Me quedé en silencio, sintiendo el corazón pesado.

—¿Puedo verlo?

—¿A Salvatierra?

—No. Al hombre que lo golpeó.

—De momento no permiten visitas. Es un incidente interno. Supongo que está con los psicólogos o en observación. Pero… —me miró con atención—, ¿por qué te importa tanto?

—Porque creo que ese hombre es mi jefe. Se marchó de la comisaría esta mañana para hablar con la nueva unidad… y no volvió.

Lidia abrió los ojos, sorprendida.

—Entonces ya sabes todo. Pregunta en recepción, y luego solicita la visita oficial. Aunque… te advierto: aquí muchos vieron lo que pasó. Puede que tu jefe se haya dejado llevar, pero Salvatierra no es precisamente una víctima. Aunque nadie estará dispuesto a justificar contra él con entusiasmo.

Suspiré profundamente, tratando de calmar el temblor que me subía por dentro.

—Gracias, Lidia.

—De nada —dijo, con una media sonrisa triste—. Tu jefe tiene la cabeza caliente, pero el corazón en el lugar correcto. Créeme, más de uno soñaba con hacer lo mismo.

Asentí en silencio, me despedí de Lidia y regresé al mostrador. La recepcionista confirmó con voz neutra lo que ya temía: William estaba en una celda de aislamiento.
Entonces, siguiendo el consejo de Lidia, intenté solicitar una visita oficial. Pero la respuesta fue rápida y contundente, como un portazo que no hacía ruido, pero dejaba marca.

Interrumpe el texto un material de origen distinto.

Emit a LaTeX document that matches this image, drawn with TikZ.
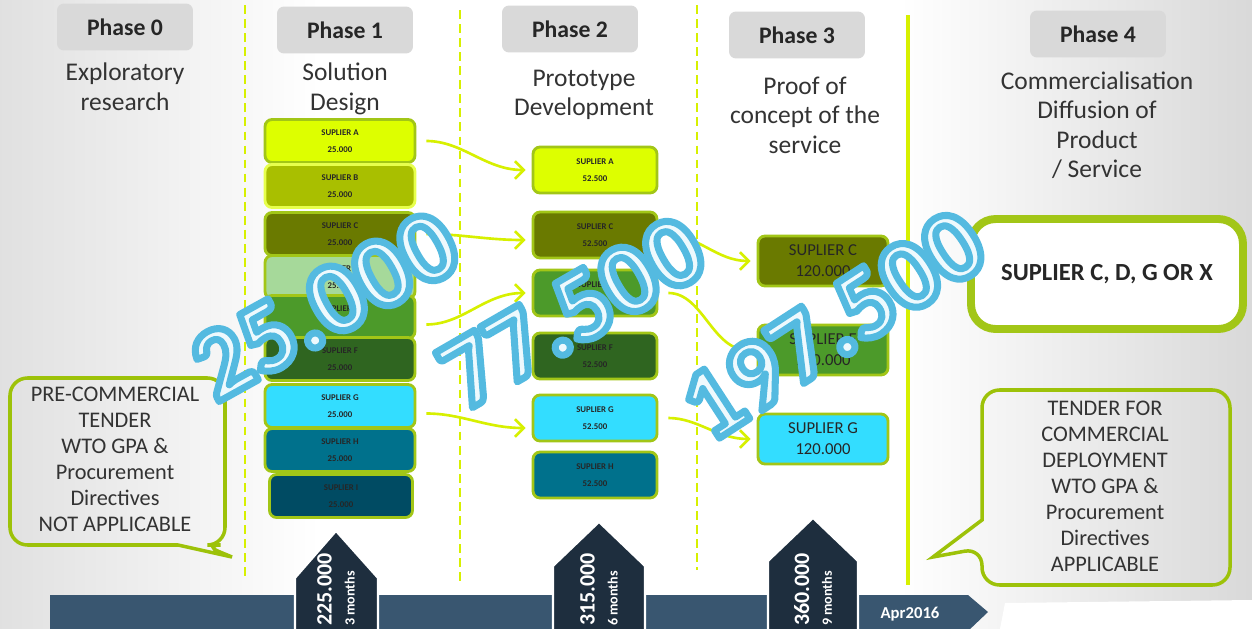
\documentclass[tikz,border=0pt]{standalone}
\usepackage{fontspec}
\setmainfont{Carlito}
\usetikzlibrary{arrows.meta}
\newcommand{\wmline}[1]{\special{pdf:literal direct 2 Tr 4 w 1 j 0.33 0.73 0.88 RG}#1\special{pdf:literal direct 0 Tr}}
\definecolor{limeline}{HTML}{D7F000}
\definecolor{boxborder}{HTML}{A2C617}
\definecolor{phasegray}{HTML}{D9D9D9}
\definecolor{supA}{HTML}{DDFF00}
\definecolor{supB}{HTML}{A9BF00}
\definecolor{supC}{HTML}{6A7A00}
\definecolor{supD}{HTML}{A6D99A}
\definecolor{supE}{HTML}{4C9A2A}
\definecolor{supF}{HTML}{2F6520}
\definecolor{supG}{HTML}{33DDFF}
\definecolor{supH}{HTML}{00718C}
\definecolor{supI}{HTML}{004B63}
\definecolor{barblue}{HTML}{395670}
\definecolor{markblue}{HTML}{1E2E3E}
\definecolor{callgreen}{HTML}{9DC209}
\definecolor{wmfill}{HTML}{EEF9FD}
\tikzset{
  phasebox/.style={fill=phasegray, rounded corners=4pt, minimum width=2.72cm, minimum height=0.94cm, font=\fontsize{13.5}{15}\selectfont\bfseries, text=black!85},
  phasetext/.style={align=center, font=\fontsize{14.5}{16.8}\selectfont, text=black!80},
  supbox/.style={draw=boxborder, line width=1.6pt, rounded corners=4pt, minimum width=3cm, minimum height=0.86cm, align=center, inner sep=1pt, font=\fontsize{5}{10}\selectfont\bfseries, text=black!85},
  flow/.style={draw=limeline, line width=1.5pt, -{Straight Barb[length=5pt,width=10pt]}, shorten <=0.2cm, shorten >=0.12cm},
  vdash/.style={draw=limeline, line width=1.3pt, dash pattern=on 5pt off 3pt},
  callline/.style={draw=callgreen, line width=2pt},
  calltext/.style={align=center, text=black!80, font=\fontsize{12.7}{14.8}\selectfont},
  marker/.style={fill=markblue, draw=white, line width=1.2pt},
  marktext/.style={rotate=90, anchor=west, align=left, inner sep=1pt, text=white, font=\fontsize{12.5}{13}\selectfont\bfseries},
  watermark/.style={text=wmfill, font=\fontsize{58}{60}\selectfont\bfseries}
}
\begin{document}
\begin{tikzpicture}[x=0.02cm, y=-0.02cm]
\useasboundingbox (0,0) rectangle (1252,629);
\fill[white] (0,0) rectangle (1252,629);
\shade[left color=black!12, right color=white] (0,0) rectangle (320,629);
\shade[left color=white, right color=black!15] (900,0) rectangle (1252,629);
\fill[white] (1005,603) -- (1252,600) -- (1252,629) -- (1000,629) -- cycle;

\draw[vdash] (245,5) -- (245,580);
\draw[vdash] (460,10) -- (460,585);
\draw[vdash] (697,5) -- (697,570);
\draw[limeline, line width=1.8pt] (908,15) -- (908,585);

\node[phasebox] (h0) at (125,27) {Phase 0};
\node[phasebox] (h1) at (345,30) {Phase 1};
\node[phasebox] (h2) at (570,29) {Phase 2};
\node[phasebox] (h3) at (797,35) {Phase 3};
\node[phasebox] (h4) at (1098,34) {Phase 4};
\node[phasetext] (s0) at (125,87) {Exploratory\\research};
\node[phasetext] (s1) at (345,89) {Solution\\Design};
\node[phasetext] (s2) at (584,95) {Prototype\\Development};
\node[phasetext] (s3) at (805,115) {Proof of\\concept of the\\service};
\node[phasetext] (s4) at (1097,125) {Commercialisation\\Diffusion of\\Product\\/ Service};

\node[supbox, fill=supA] (pA) at (340,141) {SUPLIER A\\25.000};
\node[supbox, fill=supB, draw=supA!70!white] (pB) at (340,186) {SUPLIER B\\25.000};
\node[supbox, fill=supC] (pC) at (340,234) {SUPLIER C\\25.000};
\node[supbox, fill=supD] (pD) at (340,277) {SUPLIER D\\25.000};
\node[supbox, fill=supE] (pE) at (340,317) {SUPLIER E\\25.000};
\node[supbox, fill=supF] (pF) at (340,359) {SUPLIER F\\25.000};
\node[supbox, fill=supG] (pG) at (340,406) {SUPLIER G\\25.000};
\node[supbox, fill=supH] (pH) at (340,450) {SUPLIER H\\25.000};
\node[supbox, fill=supI, minimum width=2.86cm] (pI) at (341,496) {SUPLIER I\\25.000};

\node[supbox, fill=supA, minimum width=2.48cm, minimum height=0.92cm] (qA) at (595,170) {SUPLIER A\\52.500};
\node[supbox, fill=supC, minimum width=2.48cm, minimum height=0.92cm] (qC) at (595,235) {SUPLIER C\\52.500};
\node[supbox, fill=supE, minimum width=2.48cm, minimum height=0.92cm] (qE) at (595,293) {SUPLIER E\\52.500};
\node[supbox, fill=supF, minimum width=2.48cm, minimum height=0.92cm] (qF) at (595,356) {SUPLIER F\\52.500};
\node[supbox, fill=supG, minimum width=2.48cm, minimum height=0.92cm] (qG) at (595,418) {SUPLIER G\\52.500};
\node[supbox, fill=supH, minimum width=2.48cm, minimum height=0.92cm] (qH) at (595,475) {SUPLIER H\\52.500};

\node[supbox, fill=supC, minimum width=2.6cm, minimum height=1cm, font=\fontsize{9.5}{12}\selectfont] (rC) at (823,261) {SUPLIER C\\120.000};
\node[supbox, fill=supE, minimum width=2.6cm, minimum height=1cm, font=\fontsize{9.5}{12}\selectfont] (rE) at (823,350) {SUPLIER E\\120.000};
\node[supbox, fill=supG, minimum width=2.6cm, minimum height=1cm, font=\fontsize{9.5}{12}\selectfont] (rG) at (823,439) {SUPLIER G\\120.000};

\draw[flow] (pA.east) to[out=0, in=180] (qA.west);
\draw[flow] (pC.east) to[out=0, in=180] ([yshift=-0.1cm]qC.west);
\draw[flow] ([yshift=-0.15cm]pE.east) to[out=0, in=180] (qE.west);
\draw[flow] ([yshift=-0.15cm]pG.east) to[out=0, in=180] ([yshift=-0.2cm]qG.west);
\draw[flow] (qC.east) to[out=0, in=180] (rC.west);
\draw[flow] (qE.east) to[out=0, in=180] (rE.west);
\draw[flow] (qG.east) to[out=0, in=180] (rG.west);

\node[draw=boxborder, line width=4.5pt, rounded corners=14pt, fill=white, minimum width=5.44cm, minimum height=2.2cm, font=\fontsize{14}{16}\selectfont\bfseries, text=black!85] (p4) at (1107,274) {SUPLIER C, D, G OR X};

\draw[callline] (117,378) [rounded corners=10pt] -- (225,378) -- (225,545) -- (203,545) [sharp corners] -- (232,557) -- (178,545) [rounded corners=10pt] -- (10,545) -- (10,378) -- (117,378);
\node[calltext] (lt) at (115,459) {PRE-COMMERCIAL\\TENDER\\WTO GPA \&\\Procurement\\Directives\\NOT APPLICABLE};
\draw[callline] (1105,390) [rounded corners=10pt] -- (1230,390) -- (1230,585) -- (982,585) -- (982,548) [sharp corners] -- (933,557) -- (982,520) [rounded corners=10pt] -- (982,390) -- (1105,390);
\node[calltext] (rt) at (1105,486) {TENDER FOR\\COMMERCIAL\\DEPLOYMENT\\WTO GPA \&\\Procurement\\Directives\\APPLICABLE};

\fill[barblue] (50,595) -- (968,595) -- (988,612) -- (968,631) -- (50,631) -- cycle;
\node[text=white, font=\fontsize{9.5}{10}\selectfont\bfseries] (apr) at (910,614) {Apr2016};
\filldraw[marker] (295,632) -- (295,578) -- (336,531) -- (378,578) -- (378,632);
\filldraw[marker] (553,632) -- (553,566) -- (599,522) -- (645,566) -- (645,632);
\filldraw[marker] (768,632) -- (768,561) -- (813,518) -- (858,561) -- (858,632);
\node[marktext] (m1) at (336,628) {225.000\\{\fontsize{8}{9}\selectfont 3 months}};
\node[marktext] (m2) at (599,628) {315.000\\{\fontsize{8}{9}\selectfont 6 months}};
\node[marktext] (m3) at (813,628) {360.000\\{\fontsize{8}{9}\selectfont 9 months}};

\node[watermark, rotate=29] (w1) at (325,305) {\wmline{25.000}};
\node[watermark, rotate=30] (w2) at (572,312) {\wmline{77.500}};
\node[watermark, rotate=33] (w3) at (833,325) {\wmline{197.500}};
\end{tikzpicture}
\end{document}
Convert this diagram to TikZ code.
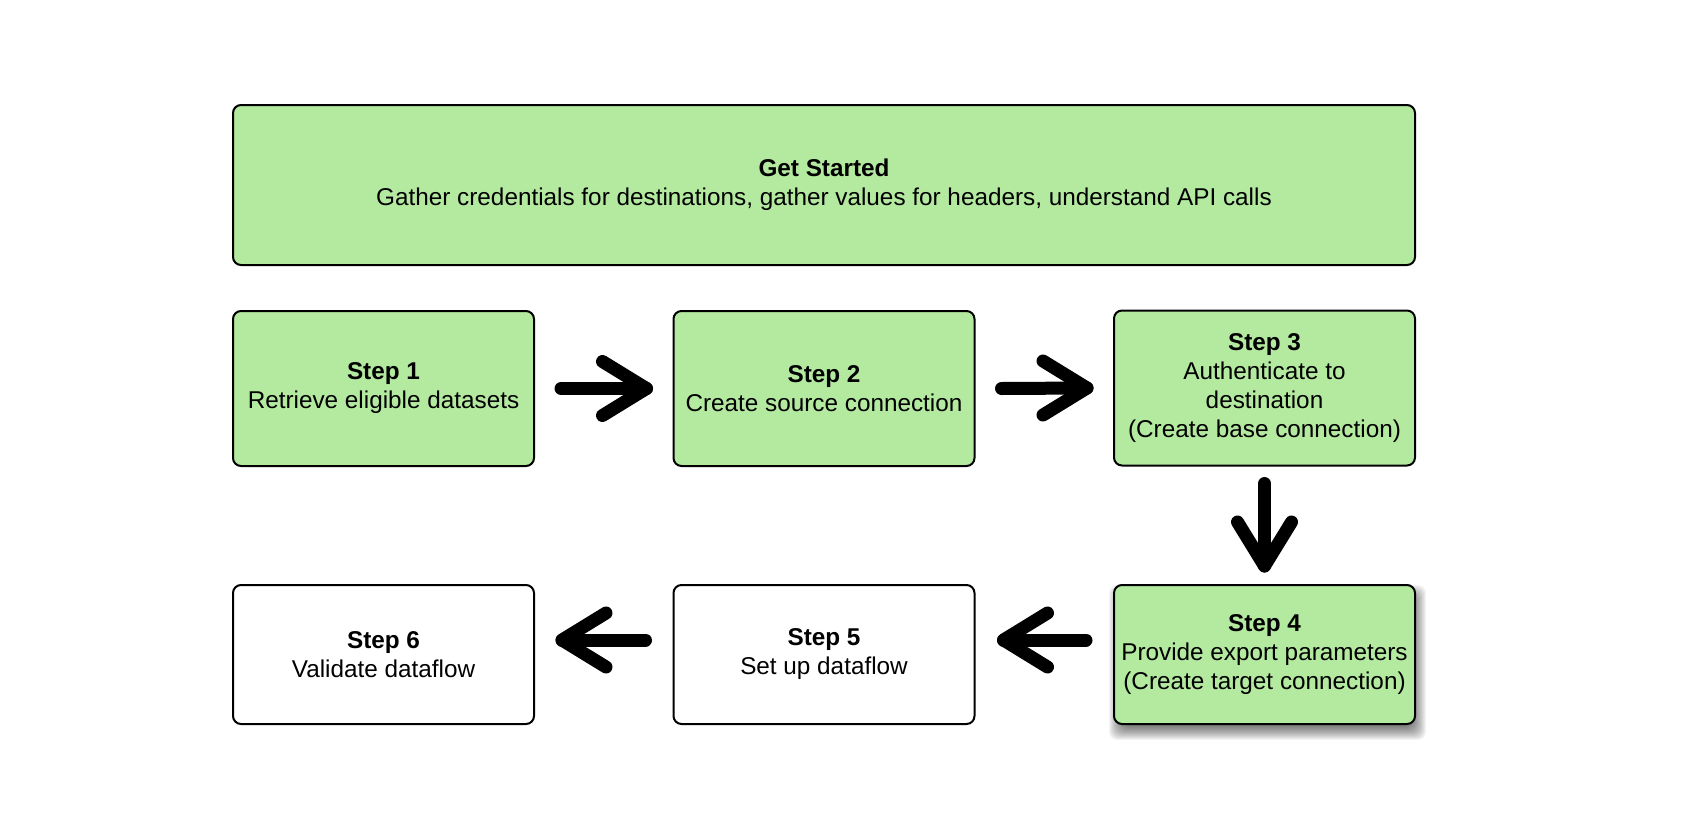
\documentclass[tikz,border=0pt]{standalone}
\usepackage{fontspec}
\setmainfont{Liberation Sans}
\usetikzlibrary{calc}
\definecolor{boxgreen}{RGB}{180,234,160}
\tikzset{
  box/.style={draw=black, line width=2pt, rounded corners=8pt, align=center,
    font=\fontsize{24.3}{29}\selectfont, inner sep=0pt},
  greenbox/.style={box, fill=boxgreen},
  whitebox/.style={box, fill=white},
  conn/.style={draw=black, line width=13pt, line cap=round, line join=round},
  shadowlayer/.style={fill=black, opacity=0.045, rounded corners=8pt},
}
\newcommand{\chevR}[1]{\draw[conn] ($(#1)+(-44,-27)$) -- (#1) -- ($(#1)+(-44,27)$);}
\newcommand{\chevL}[1]{\draw[conn] ($(#1)+(44,-27)$) -- (#1) -- ($(#1)+(44,27)$);}
\newcommand{\chevD}[1]{\draw[conn] ($(#1)+(-27,-44)$) -- (#1) -- ($(#1)+(27,-44)$);}
\begin{document}
\begin{tikzpicture}[x=1pt,y=-1pt]
\useasboundingbox[fill=white] (0,0) rectangle (1683,817);
% soft shadow of step 4
\foreach \r in {-8,...,8}
  \fill[shadowlayer] (1117-\r, 593-\r) rectangle (1418+\r, 732+\r);
\node[greenbox, minimum width=1182pt, minimum height=160pt] (gs) at (824,185)
  {\textbf{Get Started}\\Gather credentials for destinations, gather values for headers, understand API calls};
\node[greenbox, minimum width=301pt, minimum height=155pt] (s1) at (383.5,388.5)
  {\textbf{Step 1}\\Retrieve eligible datasets};
\node[greenbox, minimum width=301pt, minimum height=155pt] (s2) at (824,388.5)
  {\textbf{Step 2}\\Create source connection};
\node[greenbox, minimum width=301pt, minimum height=155pt] (s3) at (1264.5,388)
  {\textbf{Step 3}\\Authenticate to\\destination\\(Create base connection)};
\node[greenbox, minimum width=301pt, minimum height=139pt] (s4) at (1264.5,654.5)
  {\textbf{Step 4}\\Provide export parameters\\(Create target connection)};
\node[whitebox, minimum width=301pt, minimum height=139pt] (s5) at (824,654.5)
  {\textbf{Step 5}\\Set up dataflow};
\node[whitebox, minimum width=301pt, minimum height=139pt] (s6) at (383.5,654.5)
  {\textbf{Step 6}\\Validate dataflow};
% connectors
\coordinate (t12) at ($(s2.west)+(-26,0)$);
\draw[conn] ($(s1.east)+(26,0)$) -- (t12);
\chevR{t12}
\coordinate (t23) at ($(s3.west)+(-26,0)$);
\draw[conn] ($(s2.east)+(26,0)$) -- (t23);
\chevR{t23}
\coordinate (t34) at ($(s4.north)+(0,-18)$);
\draw[conn] ($(s3.south)+(0,17)$) -- (t34);
\chevD{t34}
\coordinate (t45) at ($(s5.east)+(28,-14.5)$);
\draw[conn] ($(s4.west)+(-27,-14.5)$) -- (t45);
\chevL{t45}
\coordinate (t56) at ($(s6.east)+(27,-14.5)$);
\draw[conn] ($(s5.west)+(-27,-14.5)$) -- (t56);
\chevL{t56}
\end{tikzpicture}
\end{document}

—Lo sentimos, agente —respondió el funcionario penitenciario sin levantar la mirada—, el inspector Morales no puede recibir visitas hasta que se complete el informe de Asuntos Internos.
—¿Y cuánto tiempo piensan mantenerlo incomunicado? —pregunté, con esfuerzo para mantener la voz firme.
—Eso lo decidirá la unidad correspondiente.
—¿Y mientras tanto lo tratan como a un delincuente cualquiera?
—Hay protocolos —repitió, como si eso bastara para justificarlo todo.

Entendí que no conseguiría nada allí. Salí del edificio con los hombros tensos, sintiendo que el aire afuera se había vuelto más denso, más turbio, como si compartiera la injusticia.